A few neurobiological clues to date suggest that biological visual circuitry is indeed subserving empirical demands. For example, enhanced responses to contrast boundaries (Hubel and Wiesel, 1962) as well as color-opponency responses (Hubel and Wiesel, 1968) are correlated with the basis functions of efficient statistical representations of natural images (Olshausen and Field, 1996; Lee, Wachtler, et al, 2002; Wachtler, Lee and Sejnowski, 2001; Caywood, Willmore et al, 2004). Moreover, some anatomical characteristics of the primary visual cortex, e.g. preferential horizontal connections between neurons tuned to similar orientations (Bosking, Zhang, et al, 1997) are also consistent with the incorporation in visual processing of natural image-source statistics (Geisler, Perry, et al, 2001; Goldberg, 1989). Such observations indicate that some physiological links to understanding perception in empirical terms are already known. Presumably the reliance on visual illusions to unravel the complex functional architecture of the visual system will be as great a boon as it has been to understand the basis of perception generally.
In summary, if the visual brain has evolved by associating images with behavioral responses appropriate to the nature of the environment, then understanding visual circuits in terms of image properties alone will be insufficient to explain perception. The underlying neural networks will not be describable without reference to the possible generative sources of the projected images experienced by an agent—animal or artificial—as it navigates the environment, and how these images are related to successful behavior.
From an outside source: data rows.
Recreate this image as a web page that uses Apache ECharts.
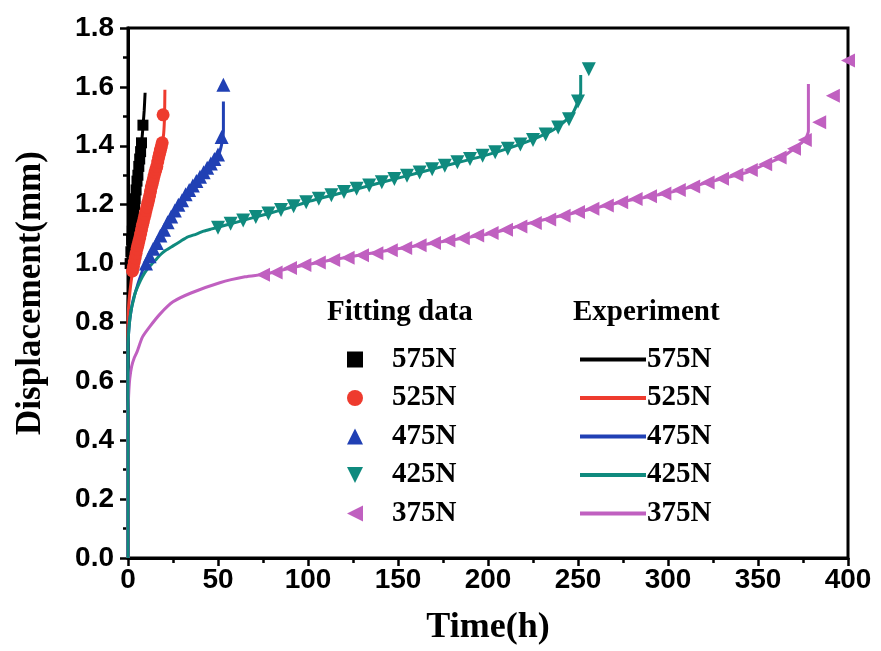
<!DOCTYPE html>
<html>
<head>
<meta charset="utf-8">
<script src="https://cdn.jsdelivr.net/npm/echarts@6/dist/echarts.min.js"></script>
<style>
html,body{margin:0;padding:0;background:#fff;}
#chart{width:881px;height:651px;}
</style>
</head>
<body>
<div id="chart"></div>
<script>
// ---- data ----
const loads = ['575N', '525N', '475N', '425N', '375N'];
const colors = ['#000000', '#ee3b2e', '#2040b4', '#0f8a7e', '#c060c0'];
const xTicks = [0, 50, 100, 150, 200, 250, 300, 350, 400];
const yTicks = [0.0, 0.2, 0.4, 0.6, 0.8, 1.0, 1.2, 1.4, 1.6, 1.8];

// Experiment curves
const t575Exp = [0, 0, 0.3, 0.7, 1.2, 2, 3, 4, 5, 6, 7, 8, 8.5, 9, 9.5];
const d575Exp = [0, 0.85, 0.9, 0.95, 1.0, 1.08, 1.16, 1.22, 1.28, 1.33, 1.38, 1.44, 1.48, 1.52, 1.58];

const t525Exp = [0, 0, 0.4, 1, 2, 4, 7, 10, 13, 16, 19, 19.8, 20.3, 20.5];
const d525Exp = [0, 0.8, 0.86, 0.9, 0.95, 1.02, 1.1, 1.18, 1.26, 1.33, 1.41, 1.44, 1.5, 1.59];

const t475Exp = [0, 0, 0.5, 1, 2, 3, 4.5, 6, 8, 9.5, 13, 16, 20, 23, 27, 30, 33, 36, 40, 43, 46, 49, 51, 52.5, 53, 53];
const d475Exp = [0, 0.72, 0.78, 0.81, 0.85, 0.88, 0.91, 0.94, 0.975, 1.0, 1.04, 1.07, 1.115, 1.15, 1.19, 1.215, 1.24, 1.265, 1.295, 1.315, 1.335, 1.355, 1.38, 1.42, 1.45, 1.55];

const t425Exp = [0, 0, 0.3, 0.7, 1.2, 2, 3, 4, 6, 8, 10, 12, 15, 18, 21, 25, 29, 33, 38, 42, 46, 51, 60, 75, 90, 100, 125, 150, 175, 200, 220, 235, 242, 247, 250, 251.5, 251.5];
const d425Exp = [0, 0.72, 0.76, 0.79, 0.82, 0.85, 0.875, 0.9, 0.93, 0.955, 0.975, 0.99, 1.01, 1.03, 1.045, 1.06, 1.075, 1.09, 1.10, 1.11, 1.117, 1.125, 1.14, 1.165, 1.19, 1.21, 1.25, 1.29, 1.33, 1.37, 1.41, 1.45, 1.48, 1.51, 1.55, 1.58, 1.64];

const t375Exp = [0, 0, 0.2, 0.5, 1, 2, 3.5, 5, 8, 12, 18, 25, 35, 51, 65, 77, 90, 107, 125, 150, 175, 200, 225, 250, 275, 300, 325, 344, 355, 363, 370, 376, 378, 378];
const d375Exp = [0, 0.49, 0.53, 0.57, 0.61, 0.65, 0.68, 0.70, 0.75, 0.785, 0.83, 0.87, 0.90, 0.935, 0.955, 0.965, 0.985, 1.005, 1.025, 1.05, 1.075, 1.10, 1.14, 1.175, 1.21, 1.24, 1.28, 1.31, 1.34, 1.36, 1.39, 1.42, 1.45, 1.61];

// Fitting data (markers)
const t575Fit = [1.2, 1.6, 2, 2.4, 2.8, 3.2, 3.6, 4, 4.5, 5, 5.5, 6, 6.5, 7, 7.5, 8.3];
const d575Fit = [1.0, 1.04, 1.08, 1.11, 1.14, 1.17, 1.2, 1.22, 1.25, 1.28, 1.3, 1.33, 1.355, 1.38, 1.41, 1.47];

const t525Fit = [2.5, 3, 3.5, 4, 4.5, 5, 5.5, 6, 6.5, 7, 7.5, 8, 8.5, 9, 9.5, 10, 10.5, 11, 11.5, 12, 12.5, 13, 13.5, 14, 14.5, 15, 15.5, 16, 16.5, 17, 17.5, 18, 18.5, 19, 19.5];
const d525Fit = [0.975, 0.99, 1.005, 1.02, 1.035, 1.05, 1.062, 1.075, 1.087, 1.1, 1.115, 1.13, 1.142, 1.155, 1.167, 1.18, 1.192, 1.205, 1.217, 1.23, 1.245, 1.26, 1.272, 1.285, 1.297, 1.31, 1.32, 1.33, 1.345, 1.36, 1.372, 1.385, 1.397, 1.41, 1.505];

const t475Fit = [10, 12, 14, 16, 18, 20, 22, 24, 26, 28, 30, 32, 34, 36, 38, 40, 42, 44, 46, 48, 50, 52, 53];
const d475Fit = [1.0, 1.025, 1.05, 1.07, 1.095, 1.115, 1.14, 1.16, 1.18, 1.2, 1.215, 1.235, 1.25, 1.265, 1.28, 1.295, 1.31, 1.325, 1.34, 1.355, 1.37, 1.43, 1.607];

const t425Fit = [50, 57, 64, 71, 78, 85, 92, 99, 106, 113, 120, 127, 134, 141, 148, 155, 162, 169, 176, 183, 190, 197, 204, 211, 218, 225, 232, 239, 245, 250, 256];
const d425Fit = [1.122, 1.135, 1.146, 1.158, 1.17, 1.182, 1.195, 1.208, 1.22, 1.232, 1.243, 1.254, 1.265, 1.276, 1.287, 1.298, 1.309, 1.32, 1.332, 1.344, 1.355, 1.366, 1.378, 1.39, 1.404, 1.42, 1.438, 1.462, 1.49, 1.55, 1.66];

const t375Fit = [75, 82, 90, 98, 106, 114, 122, 130, 138, 146, 154, 162, 170, 178, 186, 194, 202, 210, 218, 226, 234, 242, 250, 258, 266, 274, 282, 290, 298, 306, 314, 322, 330, 338, 346, 354, 362, 370, 376, 384, 391.6, 400];
const d375Fit = [0.962, 0.97, 0.985, 0.995, 1.004, 1.012, 1.02, 1.028, 1.035, 1.045, 1.053, 1.062, 1.07, 1.078, 1.086, 1.095, 1.104, 1.115, 1.126, 1.138, 1.15, 1.162, 1.175, 1.186, 1.197, 1.208, 1.219, 1.229, 1.238, 1.25, 1.262, 1.275, 1.288, 1.302, 1.318, 1.337, 1.36, 1.39, 1.42, 1.48, 1.57, 1.69];

const expT = [t575Exp, t525Exp, t475Exp, t425Exp, t375Exp];
const expD = [d575Exp, d525Exp, d475Exp, d425Exp, d375Exp];
const fitT = [t575Fit, t525Fit, t475Fit, t425Fit, t375Fit];
const fitD = [d575Fit, d525Fit, d475Fit, d425Fit, d375Fit];
const symbols = ['rect', 'circle', 'triangle', 'triangle', 'triangle'];
const rotations = [0, 0, 0, 180, 90];
const sizes = [11, 13, 14, 14, 14];
const legendIcons = [
  'path://M1.5,1.5 L8.5,1.5 L8.5,8.5 L1.5,8.5 Z',
  'circle',
  'path://M5,0 L10,10 L0,10 Z',
  'path://M0,0 L10,0 L5,10 Z',
  'path://M10,0 L10,10 L0,5 Z'
];

const pairs = (xs, ys) => xs.map((x, i) => [x, ys[i]]);

const series = [];
const lineOrder = [0, 1, 2, 4, 3];
lineOrder.forEach(i => {
  series.push({
    name: loads[i] + ' exp',
    type: 'line',
    data: pairs(expT[i], expD[i]),
    showSymbol: false,
    symbol: 'none',
    smooth: 0.2,
    lineStyle: { color: colors[i], width: 3 },
    itemStyle: { color: colors[i] },
    z: 2
  });
});
loads.forEach((l, i) => {
  series.push({
    name: l,
    type: 'scatter',
    data: pairs(fitT[i], fitD[i]),
    symbol: symbols[i],
    symbolRotate: rotations[i],
    symbolSize: sizes[i],
    itemStyle: { color: colors[i], opacity: 1 },
    z: 3
  });
});

const serif = '"Liberation Serif", "Times New Roman", serif';
const sans = '"Liberation Sans", Arial, sans-serif';
const legendText = { fontFamily: serif, fontWeight: 'bold', fontSize: 29, color: '#000', lineHeight: 29 };

const chart = echarts.init(document.getElementById('chart'), null, { renderer: 'canvas' });
chart.setOption({
  backgroundColor: '#ffffff',
  animation: false,
  grid: {
    left: 128, right: 33, top: 28, bottom: 93,
    show: true, borderColor: '#000', borderWidth: 3, backgroundColor: 'transparent'
  },
  xAxis: {
    type: 'value', min: xTicks[0], max: xTicks[xTicks.length - 1], interval: 50,
    name: 'Time(h)', nameLocation: 'middle', nameGap: 52,
    nameTextStyle: { fontFamily: serif, fontWeight: 'bold', fontSize: 36, color: '#000' },
    axisLine: { onZero: false, lineStyle: { color: '#000', width: 3 } },
    axisTick: { inside: false, length: 8, lineStyle: { color: '#000', width: 2.5 } },
    minorTick: { show: true, splitNumber: 2, length: 5, lineStyle: { color: '#000', width: 2.5 } },
    splitLine: { show: false },
    axisLabel: { fontFamily: sans, fontWeight: 'bold', fontSize: 28, color: '#000', margin: 8 }
  },
  yAxis: {
    type: 'value', min: yTicks[0], max: yTicks[yTicks.length - 1], interval: 0.2,
    name: 'Displacement(mm)', nameLocation: 'middle', nameGap: 80,
    nameTextStyle: { fontFamily: serif, fontWeight: 'bold', fontSize: 35, color: '#000' },
    axisLine: { onZero: false, lineStyle: { color: '#000', width: 3 } },
    axisTick: { inside: false, length: 8, lineStyle: { color: '#000', width: 2.5 } },
    minorTick: { show: true, splitNumber: 2, length: 5, lineStyle: { color: '#000', width: 2.5 } },
    splitLine: { show: false },
    axisLabel: {
      fontFamily: sans, fontWeight: 'bold', fontSize: 28, color: '#000', margin: 14,
      formatter: v => v.toFixed(1)
    }
  },
  legend: [
    {
      orient: 'vertical', left: 342, top: 340, itemGap: 9.5,
      itemWidth: 16, itemHeight: 16,
      data: loads.map((l, i) => ({ name: l, icon: legendIcons[i] })),
      textStyle: Object.assign({ padding: [0, 0, 0, 24] }, legendText),
      selectedMode: false
    },
    {
      orient: 'vertical', left: 575, top: 340, itemGap: 9.5,
      itemWidth: 66, itemHeight: 4, icon: 'rect',
      data: loads.map(l => l + ' exp'),
      formatter: n => n.replace(' exp', ''),
      textStyle: Object.assign({ padding: [0, 0, 0, -4] }, legendText),
      selectedMode: false
    }
  ],
  graphic: [
    { type: 'text', left: 327, top: 298, style: { text: 'Fitting data', font: 'bold 29px ' + serif, fill: '#000' } },
    { type: 'text', left: 573, top: 298, style: { text: 'Experiment', font: 'bold 29px ' + serif, fill: '#000' } }
  ],
  series: series
});
</script>
</body>
</html>
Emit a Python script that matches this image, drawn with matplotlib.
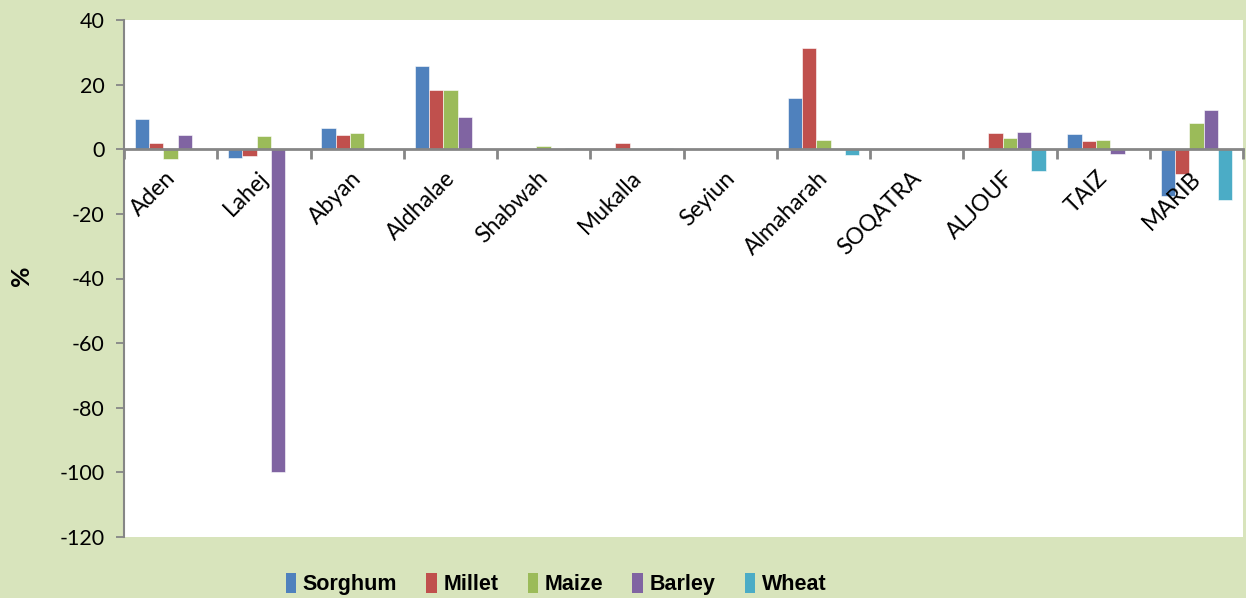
import matplotlib
matplotlib.use("Agg")
import matplotlib.pyplot as plt
from matplotlib.patches import Patch
import numpy as np

plt.rcParams['font.family'] = ['Lato', 'DejaVu Sans']

regions = ["Aden", "Lahej", "Abyan", "Aldhalae", "Shabwah", "Mukalla", "Seyiun",
           "Almaharah", "SOQATRA", "ALJOUF", "TAIZ", "MARIB"]
series_names = ["Sorghum", "Millet", "Maize", "Barley", "Wheat"]
sorghum = [9.5, -2.7, 6.6, 25.9, 0.0, 0.0, 0.0, 15.8, 0.0, 0.0, 4.6, -14.6]
millet  = [1.9, -2.2, 4.5, 18.2, 0.0, 1.9, 0.0, 31.2, 0.0, 5.1, 2.6, -7.6]
maize   = [-2.9, 4.0, 5.0, 18.2, 1.0, 0.0, 0.0, 2.9, 0.0, 3.5, 2.8, 8.1]
barley  = [4.5, -100.0, 0.0, 10.0, 0.0, 0.0, 0.0, 0.0, 0.0, 5.4, -1.5, 12.0]
wheat   = [0.0, 0.0, 0.0, 0.0, 0.4, 0.4, 0.0, -1.7, 0.0, -6.8, 0.0, -15.6]
yticks = [-120, -100, -80, -60, -40, -20, 0, 20, 40]

colors = ["#4F81BD", "#C0504D", "#9BBB59", "#8064A2", "#4BACC6"]
bg = "#D8E4BC"

fig = plt.figure(figsize=(12.46, 5.98), dpi=100, facecolor=bg)
ax = fig.add_axes([124/1246, 1-537/598, (1243-124)/1246, (537-20)/598])
ax.set_facecolor("white")

data = [sorghum, millet, maize, barley, wheat]
n = len(regions)
x = np.arange(n)
w = 1/6.5
for k, (vals, c) in enumerate(zip(data, colors)):
    ax.bar(x + (k-2)*w, vals, width=w, color=c, edgecolor="white", linewidth=0.4, zorder=2)

ax.set_xlim(-0.5, n-0.5)
ax.set_ylim(-120, 40)
ax.set_yticks(yticks)
ax.set_yticklabels([str(v) for v in yticks], fontsize=15.5)
ax.tick_params(axis='y', direction='out', length=6, width=1.3, color="#868686", pad=8)

for s in ['top', 'right']:
    ax.spines[s].set_visible(False)
ax.spines['left'].set_color("#868686")
ax.spines['left'].set_linewidth(1.5)
ax.spines['bottom'].set_position(('data', 0))
ax.spines['bottom'].set_color("#868686")
ax.spines['bottom'].set_linewidth(2)
ax.spines['bottom'].set_zorder(3)
ax.set_xticks(np.arange(n+1) - 0.5)
ax.set_xticklabels([])
ax.tick_params(axis='x', direction='out', length=7, width=2, color="#868686")

for i, name in enumerate(regions):
    ax.text(i + 0.09, -5.6, name, rotation=45, ha='right', va='top',
            fontsize=16.5, color="black", zorder=4)

fig.text(21/1246, 1-276/598, "%", rotation=90, fontsize=18, fontweight='bold',
         ha='center', va='center')

handles = [Patch(facecolor=c, edgecolor='none') for c in colors]
fig.legend(handles, series_names, loc='center', bbox_to_anchor=(556/1246, 1-584/598),
           ncol=5, frameon=False,
           prop={'weight': 'bold', 'size': 15.5, 'family': ['Liberation Sans', 'DejaVu Sans']},
           handlelength=0.5, handleheight=1.05, handletextpad=0.3, columnspacing=1.35)

fig.savefig("out.png", dpi=100, facecolor=bg)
The challenge of the inverse problem implies that biological visual systems must take advantage of the empirical links between the inherently ambiguous images and their possible generative sources in the real world. A rapidly growing body of evidence suggests that this information gradually accumulates in the structure and function of visual system circuitry as a result of the benefits of successful visually guided behavior. In this conception of vision, percepts—including all the classical visual illusions—are reflexive responses to patterns of light on the retina activate circuitry that, over the course of evolution, have come to represent biologically useful constructs. Experimental support for this way of understanding vision is its ability to predict anomalous percepts of brightness, color, form, and motion that have been difficult to explain in any other way. If this concept of vision is correct, then the detailed structure and function of visual system circuitry gleaned over the last half century will need to be rationalized in terms of this empirical framework. A further corollary of this way of conceiving vision, as indicated, is that all visual percepts are equally illusory; what are commonly called illusions are simply instances in which the differences between what one sees and measured reality are especially obvious.